Coconut v Queensland Building and Construction Commission (No 2)
[2014] QCAT 290
| CITATION: | Coconut & Ors v Queensland Building and Construction Commission (No 2) [2014] QCAT 290 |
| PARTIES: | Maryanne Coconut Shayne Francis Blackman Leileen Lola Blackman Robert June Stanley Vera Nau (Applicants) |
| v | |
| Queensland Building and Construction Commission (Respondent) |
| APPLICATION NUMBER: | OCR143-13; OCR144-13; OCR145-13; OCR146-13; OCR147-13 |
| MATTER TYPE: | Occupational regulation matters |
| HEARING DATE: | 1 May 2014 |
| HEARD AT: | Townsville |
| DECISION OF: | Member JC Carey |
| DELIVERED ON: | 13 June 2014 |
| DELIVERED AT: | Townsville |
| ORDERS MADE: | 1. No order as to costs. |
| CATCHWORDS: | Costs – Section 100 Queensland Civil and Administrative Tribunal Act 2009 |
APPEARANCES and REPRESENTATION (if any):
| APPLICANTS: | Mr Askin, Roberts Nehmer McKee Lawyers |
| RESPONDENT: | Mr Robinson, Robinson Locke Litigation Lawyers |
REASONS FOR DECISION
The Applicants and the Respondent have made written submissions as to costs in accordance with the Orders made after the hearing of this matter.

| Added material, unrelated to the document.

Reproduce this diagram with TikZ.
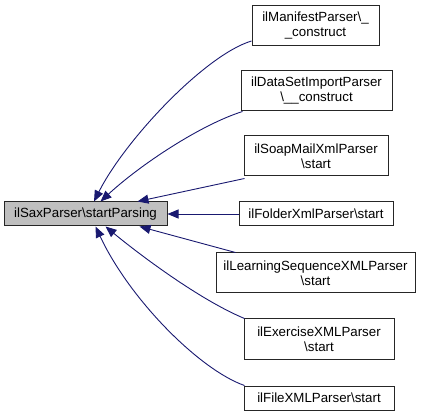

The Applicants submit that the Tribunal should set aside the usual position in section 100 of the Queensland Civil and Administrative Tribunal Act 2009 (the Act) that each party bear its own costs.
The Applicants submit that an order in accordance with section 102 of the Act should be made primarily because the decision maker failed to afford it natural justice when it made the decision in that it failed to consider all of its relevant submissions.
The Applicant also submits that the decision maker did nothing more than address the “usual considerations” of section 56AD(8) of the Queensland Building and Construction Commission Act 1991.
The Respondent asserts that the authority did not inconvenience the Applicants, that it did not act in a way that disadvantaged the Applicants and it proactively engaged with the Applicants, as it ought to do in review matters of this nature.
The Respondent, as the regulatory body charged with construction industry, must oversee and apply the provisions of the Queensland Building and Construction Commission Act 1991.
The fact that the decision was adverse to the Applicants does not mean that natural justice was not afforded. The Tribunal is satisfied the decision maker had regard to the information put forward on behalf of the Applicants.
Having regard to the submissions made by both parties, the Tribunal is not satisfied an order for costs is appropriate.
In those circumstances there is no need to consider the quantum claimed by the Applicants.